=== DATA SEGMENT ===
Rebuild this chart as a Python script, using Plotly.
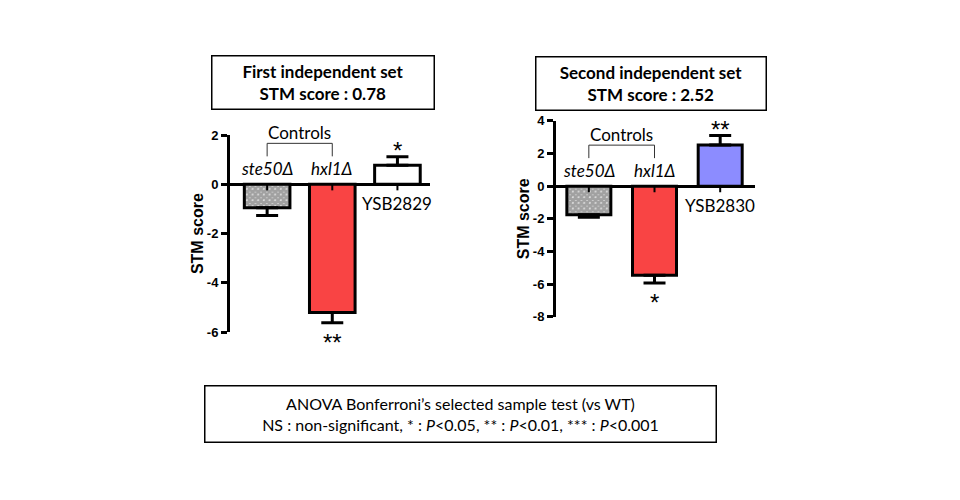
import plotly.graph_objects as go

# ---- data ----
cats1 = ["ste50Δ", "hxl1Δ", "YSB2829"]
vals1 = [-0.95, -5.2, 0.78]
errs1 = [0.32, 0.42, 0.34]
stars1 = ["", "**", "*"]

cats2 = ["ste50Δ", "hxl1Δ", "YSB2830"]
vals2 = [-1.75, -5.45, 2.52]
errs2 = [0.15, 0.48, 0.58]
stars2 = ["", "*", "**"]

title1 = ["First independent set", "STM score : 0.78"]
title2 = ["Second independent set", "STM score : 2.52"]
yticks1 = [2, 0, -2, -4, -6]
yticks2 = [4, 2, 0, -2, -4, -6, -8]
ytitle = "STM score"
group_label = "Controls"
note = ["ANOVA Bonferroni’s selected sample test (vs WT)",
        "NS : non-significant, * : <i>P</i>&lt;0.05, ** : <i>P</i>&lt;0.01, *** : <i>P</i>&lt;0.001"]

LAB_FONT = "Lato, Carlito, sans-serif"
AX_FONT = "Liberation Sans, Arial, sans-serif"

W, H = 960, 500
# calibration of the rendered page (body offset / effective plot height)
OX, OY, HEFF = 8, 14.9, 485


def px(x):
    return (x - OX) / W


def py(y):
    return 1 - (y - OY) / HEFF


fig = go.Figure()


def add_panel(cats, vals, errs, stars, last_color, xref, yref, bw):
    fill = ["white", "#F94444", last_color]
    shapes_pattern = ["x", "", ""]
    plus = [e if v > 0 else 0 for v, e in zip(vals, errs)]
    minus = [e if v < 0 else 0 for v, e in zip(vals, errs)]
    fig.add_trace(go.Bar(
        x=cats, y=vals, width=bw, xaxis=xref, yaxis=yref,
        marker=dict(color=fill, line=dict(color="black", width=3),
                    pattern=dict(shape=shapes_pattern, fgcolor="black", bgcolor="white",
                                 size=4, solidity=0.9, fillmode="overlay")),
        error_y=dict(type="data", symmetric=False, array=plus, arrayminus=minus,
                     color="black", thickness=3, width=11),
        showlegend=False, hoverinfo="skip"))
    # category ticks on the zero line
    for c in cats:
        fig.add_shape(type="line", xref=xref, yref=yref, x0=c, x1=c,
                      ysizemode="pixel", yanchor=0, y0=0, y1=-6,
                      line=dict(color="black", width=2))
    # labels
    for i, c in enumerate(cats):
        if i < 2:
            fig.add_annotation(x=c, y=0, xref=xref, yref=yref, text=f"<i>{c}</i>",
                               showarrow=False, yshift=3, yanchor="bottom",
                               font=dict(family=LAB_FONT, size=17, color="black"))
        else:
            fig.add_annotation(x=c, y=0, xref=xref, yref=yref, text=c,
                               showarrow=False, yshift=-7, yanchor="top",
                               font=dict(family=LAB_FONT, size=17, color="black"))
    # stars
    for c, v, e, s in zip(cats, vals, errs, stars):
        if not s:
            continue
        end = v + e if v > 0 else v - e
        fig.add_annotation(x=c, y=end, xref=xref, yref=yref, text=s, showarrow=False,
                           yanchor="middle", yshift=(6 if v > 0 else -20),
                           font=dict(family=AX_FONT, size=24, color="black"))
    # Controls bracket
    lw = dict(color="#333333", width=1)
    fig.add_shape(type="line", xref=xref, yref=yref, x0=cats[0], x1=cats[1],
                  ysizemode="pixel", yanchor=0, y0=41, y1=41, line=lw)
    for c in cats[:2]:
        fig.add_shape(type="line", xref=xref, yref=yref, x0=c, x1=c,
                      ysizemode="pixel", yanchor=0, y0=41, y1=28, line=lw)
    fig.add_annotation(x=0.5, y=0, xref=xref, yref=yref, text=group_label,
                       showarrow=False, yshift=39, yanchor="bottom",
                       font=dict(family=LAB_FONT, size=17, color="black"))


add_panel(cats1, vals1, errs1, stars1, "white", "x", "y", 0.7)
add_panel(cats2, vals2, errs2, stars2, "#8C8CFF", "x2", "y2", 0.67)

common_y = dict(showline=True, linecolor="black", linewidth=3, ticks="outside",
                ticklen=6, tickwidth=3, tickcolor="black", showgrid=False,
                zeroline=True, zerolinecolor="black", zerolinewidth=3,
                tickfont=dict(family=AX_FONT, size=13, color="black", weight="bold"),
                title=dict(text=ytitle, standoff=0,
                           font=dict(family=AX_FONT, size=16, color="black", weight="bold")))
common_x = dict(showline=False, showgrid=False, zeroline=False, showticklabels=False,
                ticks="", type="category")

fig.update_layout(
    width=W, height=H, margin=dict(l=0, r=0, t=0, b=0),
    paper_bgcolor="white", plot_bgcolor="rgba(0,0,0,0)",
    xaxis=dict(domain=[px(230), px(430)], range=[-0.57, 2.5], anchor="y", **common_x),
    yaxis=dict(domain=[py(332), py(135)], range=[-6, 2], tickvals=yticks1,
               ticktext=[str(t) for t in yticks1], anchor="x", **common_y),
    xaxis2=dict(domain=[px(556), px(755)], range=[-0.5, 2.53], anchor="y2", **common_x),
    yaxis2=dict(domain=[py(316.7), py(120.7)], range=[-8, 4], tickvals=yticks2,
                ticktext=[str(t) for t in yticks2], anchor="x2", **common_y),
    bargap=0.3,
)

# title boxes
box_common = dict(xref="paper", yref="paper", showarrow=False, align="center",
                  xanchor="center", yanchor="middle", valign="middle",
                  bordercolor="black", borderwidth=1.5, borderpad=0)
fig.add_annotation(x=px(322.5), y=py(82.5), text="<br>".join(title1),
                   width=221, height=52,
                   font=dict(family=LAB_FONT, size=17, color="black", weight="bold"),
                   **box_common)
fig.add_annotation(x=px(651), y=py(83), text="<br>".join(title2),
                   width=229, height=52,
                   font=dict(family=LAB_FONT, size=17, color="black", weight="bold"),
                   **box_common)
fig.add_annotation(x=px(460), y=py(413.7), text="<br>".join(note),
                   width=510, height=55,
                   font=dict(family=LAB_FONT, size=16, color="black"),
                   **box_common)

fig.write_html("out.html")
===
*SHORT EXERCISE:* Output the material word for word, omitting its pictures.

*SOLUTION TO THIS PROBLEM:*
Rebuild this chart as a Python script, using Plotly.
import plotly.graph_objects as go

# ---- data ----
cats1 = ["ste50Δ", "hxl1Δ", "YSB2829"]
vals1 = [-0.95, -5.2, 0.78]
errs1 = [0.32, 0.42, 0.34]
stars1 = ["", "**", "*"]

cats2 = ["ste50Δ", "hxl1Δ", "YSB2830"]
vals2 = [-1.75, -5.45, 2.52]
errs2 = [0.15, 0.48, 0.58]
stars2 = ["", "*", "**"]

title1 = ["First independent set", "STM score : 0.78"]
title2 = ["Second independent set", "STM score : 2.52"]
yticks1 = [2, 0, -2, -4, -6]
yticks2 = [4, 2, 0, -2, -4, -6, -8]
ytitle = "STM score"
group_label = "Controls"
note = ["ANOVA Bonferroni’s selected sample test (vs WT)",
        "NS : non-significant, * : <i>P</i>&lt;0.05, ** : <i>P</i>&lt;0.01, *** : <i>P</i>&lt;0.001"]

LAB_FONT = "Lato, Carlito, sans-serif"
AX_FONT = "Liberation Sans, Arial, sans-serif"

W, H = 960, 500
# calibration of the rendered page (body offset / effective plot height)
OX, OY, HEFF = 8, 14.9, 485


def px(x):
    return (x - OX) / W


def py(y):
    return 1 - (y - OY) / HEFF


fig = go.Figure()


def add_panel(cats, vals, errs, stars, last_color, xref, yref, bw):
    fill = ["white", "#F94444", last_color]
    shapes_pattern = ["x", "", ""]
    plus = [e if v > 0 else 0 for v, e in zip(vals, errs)]
    minus = [e if v < 0 else 0 for v, e in zip(vals, errs)]
    fig.add_trace(go.Bar(
        x=cats, y=vals, width=bw, xaxis=xref, yaxis=yref,
        marker=dict(color=fill, line=dict(color="black", width=3),
                    pattern=dict(shape=shapes_pattern, fgcolor="black", bgcolor="white",
                                 size=4, solidity=0.9, fillmode="overlay")),
        error_y=dict(type="data", symmetric=False, array=plus, arrayminus=minus,
                     color="black", thickness=3, width=11),
        showlegend=False, hoverinfo="skip"))
    # category ticks on the zero line
    for c in cats:
        fig.add_shape(type="line", xref=xref, yref=yref, x0=c, x1=c,
                      ysizemode="pixel", yanchor=0, y0=0, y1=-6,
                      line=dict(color="black", width=2))
    # labels
    for i, c in enumerate(cats):
        if i < 2:
            fig.add_annotation(x=c, y=0, xref=xref, yref=yref, text=f"<i>{c}</i>",
                               showarrow=False, yshift=3, yanchor="bottom",
                               font=dict(family=LAB_FONT, size=17, color="black"))
        else:
            fig.add_annotation(x=c, y=0, xref=xref, yref=yref, text=c,
                               showarrow=False, yshift=-7, yanchor="top",
                               font=dict(family=LAB_FONT, size=17, color="black"))
    # stars
    for c, v, e, s in zip(cats, vals, errs, stars):
        if not s:
            continue
        end = v + e if v > 0 else v - e
        fig.add_annotation(x=c, y=end, xref=xref, yref=yref, text=s, showarrow=False,
                           yanchor="middle", yshift=(6 if v > 0 else -20),
                           font=dict(family=AX_FONT, size=24, color="black"))
    # Controls bracket
    lw = dict(color="#333333", width=1)
    fig.add_shape(type="line", xref=xref, yref=yref, x0=cats[0], x1=cats[1],
                  ysizemode="pixel", yanchor=0, y0=41, y1=41, line=lw)
    for c in cats[:2]:
        fig.add_shape(type="line", xref=xref, yref=yref, x0=c, x1=c,
                      ysizemode="pixel", yanchor=0, y0=41, y1=28, line=lw)
    fig.add_annotation(x=0.5, y=0, xref=xref, yref=yref, text=group_label,
                       showarrow=False, yshift=39, yanchor="bottom",
                       font=dict(family=LAB_FONT, size=17, color="black"))


add_panel(cats1, vals1, errs1, stars1, "white", "x", "y", 0.7)
add_panel(cats2, vals2, errs2, stars2, "#8C8CFF", "x2", "y2", 0.67)

common_y = dict(showline=True, linecolor="black", linewidth=3, ticks="outside",
                ticklen=6, tickwidth=3, tickcolor="black", showgrid=False,
                zeroline=True, zerolinecolor="black", zerolinewidth=3,
                tickfont=dict(family=AX_FONT, size=13, color="black", weight="bold"),
                title=dict(text=ytitle, standoff=0,
                           font=dict(family=AX_FONT, size=16, color="black", weight="bold")))
common_x = dict(showline=False, showgrid=False, zeroline=False, showticklabels=False,
                ticks="", type="category")

fig.update_layout(
    width=W, height=H, margin=dict(l=0, r=0, t=0, b=0),
    paper_bgcolor="white", plot_bgcolor="rgba(0,0,0,0)",
    xaxis=dict(domain=[px(230), px(430)], range=[-0.57, 2.5], anchor="y", **common_x),
    yaxis=dict(domain=[py(332), py(135)], range=[-6, 2], tickvals=yticks1,
               ticktext=[str(t) for t in yticks1], anchor="x", **common_y),
    xaxis2=dict(domain=[px(556), px(755)], range=[-0.5, 2.53], anchor="y2", **common_x),
    yaxis2=dict(domain=[py(316.7), py(120.7)], range=[-8, 4], tickvals=yticks2,
                ticktext=[str(t) for t in yticks2], anchor="x2", **common_y),
    bargap=0.3,
)

# title boxes
box_common = dict(xref="paper", yref="paper", showarrow=False, align="center",
                  xanchor="center", yanchor="middle", valign="middle",
                  bordercolor="black", borderwidth=1.5, borderpad=0)
fig.add_annotation(x=px(322.5), y=py(82.5), text="<br>".join(title1),
                   width=221, height=52,
                   font=dict(family=LAB_FONT, size=17, color="black", weight="bold"),
                   **box_common)
fig.add_annotation(x=px(651), y=py(83), text="<br>".join(title2),
                   width=229, height=52,
                   font=dict(family=LAB_FONT, size=17, color="black", weight="bold"),
                   **box_common)
fig.add_annotation(x=px(460), y=py(413.7), text="<br>".join(note),
                   width=510, height=55,
                   font=dict(family=LAB_FONT, size=16, color="black"),
                   **box_common)

fig.write_html("out.html")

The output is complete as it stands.